We want to use a ctxsys.context index type for full text search. But I was quite surprised, that an index of this type is not automatically updated. We have 3 million documents with about 10k updates/inserts/deletes per day.

What are your recommendations for syncing and optimizing an Oracle Text index?

回答1:

I think 'SYNC EVERY' option, as described in previous answer only available in Oracle 10g or newer. If you're using older version of Oracle you would have to run sync operation periodically. For example, you can create following stored procedure:

CREATE OR REPLACE 
Procedure sync_ctx_indexes
IS
 CURSOR sql1 is select distinct(pnd_index_owner||'.'||pnd_index_name) as index_name from ctx_pending;
BEGIN
 FOR rec1 IN sql1 LOOP
 ctx_ddl.sync_index(rec1.index_name);
 END LOOP;
END;

and then schedule it run via DBMS_JOB:

DBMS_JOB.SUBMIT(job_id, 'sync_ctx_indexes;', SYSDATE, 'SYSDATE + 1/720');

As for index optimization, following command can be used (also can be scheduled with DBMS_JOB or via cron):

alter index my_index rebuild online parameters('optimize full maxtime 60');

There is also CTX_* package with similar function available.



回答2:

What do you mean by "not automatically updated"?

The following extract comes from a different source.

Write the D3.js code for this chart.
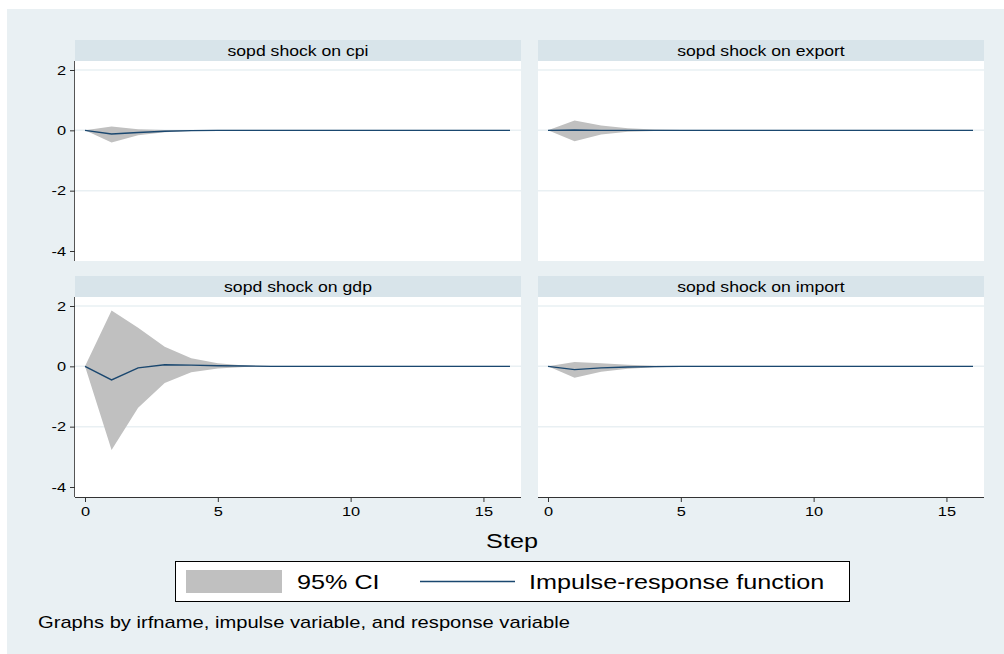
<!DOCTYPE html>
<html>
<head>
<meta charset="utf-8">
<script src="https://cdn.jsdelivr.net/npm/d3@7"></script>
<style>
  body { margin: 0; background: #fff; }
  svg { display: block; font-family: "Liberation Sans", Arial, sans-serif; }
</style>
</head>
<body>
<div id="chart"></div>
<script>
// steps 0..16
const steps = d3.range(0, 17);

const panelTitles = ["sopd shock on cpi", "sopd shock on export", "sopd shock on gdp", "sopd shock on import"];

const cpiIrf   = [0, -0.12, -0.07, -0.03, -0.01, 0, 0, 0, 0, 0, 0, 0, 0, 0, 0, 0, 0];
const cpiUpper = [0, 0.13, 0.04, 0.01, 0.005, 0, 0, 0, 0, 0, 0, 0, 0, 0, 0, 0, 0];
const cpiLower = [0, -0.40, -0.16, -0.06, -0.02, -0.01, 0, 0, 0, 0, 0, 0, 0, 0, 0, 0, 0];

const exportIrf   = [0, 0.01, 0, 0, 0, 0, 0, 0, 0, 0, 0, 0, 0, 0, 0, 0, 0];
const exportUpper = [0, 0.33, 0.16, 0.07, 0.03, 0.01, 0, 0, 0, 0, 0, 0, 0, 0, 0, 0, 0];
const exportLower = [0, -0.36, -0.14, -0.05, -0.02, -0.005, 0, 0, 0, 0, 0, 0, 0, 0, 0, 0, 0];

const gdpIrf   = [0, -0.45, -0.05, 0.05, 0.04, 0.02, 0.01, 0, 0, 0, 0, 0, 0, 0, 0, 0, 0];
const gdpUpper = [0, 1.85, 1.28, 0.65, 0.27, 0.10, 0.03, 0.01, 0, 0, 0, 0, 0, 0, 0, 0, 0];
const gdpLower = [0, -2.77, -1.37, -0.55, -0.20, -0.07, -0.02, -0.01, 0, 0, 0, 0, 0, 0, 0, 0, 0];

const importIrf   = [0, -0.11, -0.05, -0.02, -0.01, 0, 0, 0, 0, 0, 0, 0, 0, 0, 0, 0, 0];
const importUpper = [0, 0.14, 0.10, 0.05, 0.02, 0.01, 0, 0, 0, 0, 0, 0, 0, 0, 0, 0, 0];
const importLower = [0, -0.38, -0.18, -0.08, -0.03, -0.01, 0, 0, 0, 0, 0, 0, 0, 0, 0, 0, 0];

const yTicks = [2, 0, -2, -4];
const xTicks = [0, 5, 10, 15];

const panels = [
  { title: panelTitles[0], irf: cpiIrf, upper: cpiUpper, lower: cpiLower, col: 0, row: 0 },
  { title: panelTitles[1], irf: exportIrf, upper: exportUpper, lower: exportLower, col: 1, row: 0 },
  { title: panelTitles[2], irf: gdpIrf, upper: gdpUpper, lower: gdpLower, col: 0, row: 1 },
  { title: panelTitles[3], irf: importIrf, upper: importUpper, lower: importLower, col: 1, row: 1 },
];

const width = 1004;
const height = 654;
const colX = [75, 538];
const rowY = [40, 276];
const panelW = 446;
const stripH = 21;
const plotH = 200;
const stretch = 1.26; // the reference text is drawn a bit wide

const bgColor = "#e9f0f3";
const stripColor = "#d8e4ea";
const ciColor = "#c0c0c0";
const lineColor = "#1a476f";

const svg = d3.select("#chart").append("svg").attr("width", width).attr("height", height);

function wideText(parent, x, y, size, anchor, str) {
  return parent.append("text")
    .attr("transform", `translate(${x},${y}) scale(${stretch},1)`)
    .attr("text-anchor", anchor)
    .attr("font-size", size)
    .attr("fill", "#000")
    .text(str);
}

svg.append("rect").attr("x", 7).attr("y", 9).attr("width", width - 7).attr("height", height - 9)
  .attr("fill", bgColor);

panels.forEach((p) => {
  const x0 = colX[p.col];
  const top = rowY[p.row];
  const plotTop = top + stripH;
  const plotBottom = plotTop + plotH;

  const x = d3.scaleLinear().domain([0, 16]).range([x0 + 10, x0 + panelW - 11]);
  const y = d3.scaleLinear().domain([-4, 2]).range([plotBottom - 10, plotTop + 9]);

  const g = svg.append("g");

  g.append("rect").attr("x", x0).attr("y", top).attr("width", panelW).attr("height", stripH)
    .attr("fill", stripColor);
  wideText(g, x0 + panelW / 2, top + 15.5, 14, "middle", p.title);

  g.append("rect").attr("x", x0).attr("y", plotTop).attr("width", panelW).attr("height", plotH)
    .attr("fill", "#fff");

  g.selectAll(".grid").data(yTicks.filter((t) => t !== -4)).join("line")
    .attr("x1", x0).attr("x2", x0 + panelW)
    .attr("y1", (d) => y(d)).attr("y2", (d) => y(d))
    .attr("stroke", bgColor).attr("stroke-width", 1.5);

  const area = d3.area()
    .x((d, i) => x(steps[i]))
    .y0((d, i) => y(p.lower[i]))
    .y1((d, i) => y(p.upper[i]));
  g.append("path").datum(steps).attr("d", area).attr("fill", ciColor);

  const line = d3.line().x((d, i) => x(steps[i])).y((d) => y(d));
  g.append("path").datum(p.irf).attr("d", line).attr("fill", "none")
    .attr("stroke", lineColor).attr("stroke-width", 1.4);

  if (p.col === 0) {
    const ax = g.append("g").attr("transform", `translate(${x0},0)`)
      .call(d3.axisLeft(y).tickValues(yTicks).tickSize(5).tickPadding(3).tickFormat(d3.format("d")));
    ax.select(".domain").attr("stroke", "#555").attr("d", `M-0.5,${plotTop}V${plotBottom}`);
    ax.selectAll(".tick line").attr("stroke", "#333");
    ax.selectAll(".tick text").attr("font-size", 13).attr("fill", "#000").attr("font-family", null)
      .attr("x", -9 / stretch).attr("transform", `scale(${stretch},1)`)
      .text((d) => String(d));
  }
  if (p.row === 1) {
    const ax = g.append("g").attr("transform", `translate(0,${plotBottom})`)
      .call(d3.axisBottom(x).tickValues(xTicks).tickSize(5).tickPadding(5).tickFormat(d3.format("d")));
    ax.select(".domain").attr("stroke", "#333").attr("d", `M${x0},0.5H${x0 + panelW}`);
    ax.selectAll(".tick line").attr("stroke", "#333");
    ax.selectAll(".tick text").attr("font-size", 13).attr("fill", "#000").attr("font-family", null)
      .attr("transform", `scale(${stretch},1)`);
  }
});

wideText(svg, 512, 548, 20, "middle", "Step");

// legend
const legend = svg.append("g");
legend.append("rect").attr("x", 175.5).attr("y", 561.5).attr("width", 674).attr("height", 40)
  .attr("fill", "#fff").attr("stroke", "#000").attr("stroke-width", 1);
legend.append("rect").attr("x", 186).attr("y", 570).attr("width", 96).attr("height", 23)
  .attr("fill", ciColor);
wideText(legend, 297, 589, 20, "start", "95% CI");
legend.append("line").attr("x1", 420).attr("x2", 515).attr("y1", 581.5).attr("y2", 581.5)
  .attr("stroke", lineColor).attr("stroke-width", 1.4);
wideText(legend, 529, 589, 20, "start", "Impulse-response function");

wideText(svg, 38, 628, 16, "start", "Graphs by irfname, impulse variable, and response variable");
</script>
</body>
</html>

The index can be synchronized on commit or periodically.

Create index ... on ... INDEXTYPE IS CTXSYS.CONTEXT PARAMETERS ('SYNC ( ON COMMIT)')
Create index ... on ... INDEXTYPE IS CTXSYS.CONTEXT PARAMETERS 'SYNC (EVERY "SYSDATE+1/24")')

I you don't need real-time search accuracy our DBA recommended to sync the index periodically, say each 2 min. If you can afford to do it overnight, then even better. What is best depends on your load and the size of the document.

These links can probably provide you with more information:

  • Oracle TEXT index maintenance
  • Working with Oracle TEXT

For DBA advice, maybe serverfault is better?



回答3:

Putting this here as an update for Oracle 12C users. If you use the index in real time mode, then it keeps items in memory, and periodicially pushes to the main tables, which keeps fragmentation down and enables NRT search on streaming content. Here's how to set it up

exec ctx_ddl.drop_preference ( 'your_tablespace' );
exec ctx_ddl.create_preference( 'your_tablespace', 'BASIC_STORAGE' );
exec ctx_ddl.set_attribute ( 'your_tablespace', 'STAGE_ITAB', 'true' );
create index  some_text_idx on your_table(text_col)  indextype is ctxsys.context PARAMETERS ('storage your_tablespace sync (on commit)')

this will set up the index in NRT mode. It's pretty sweet.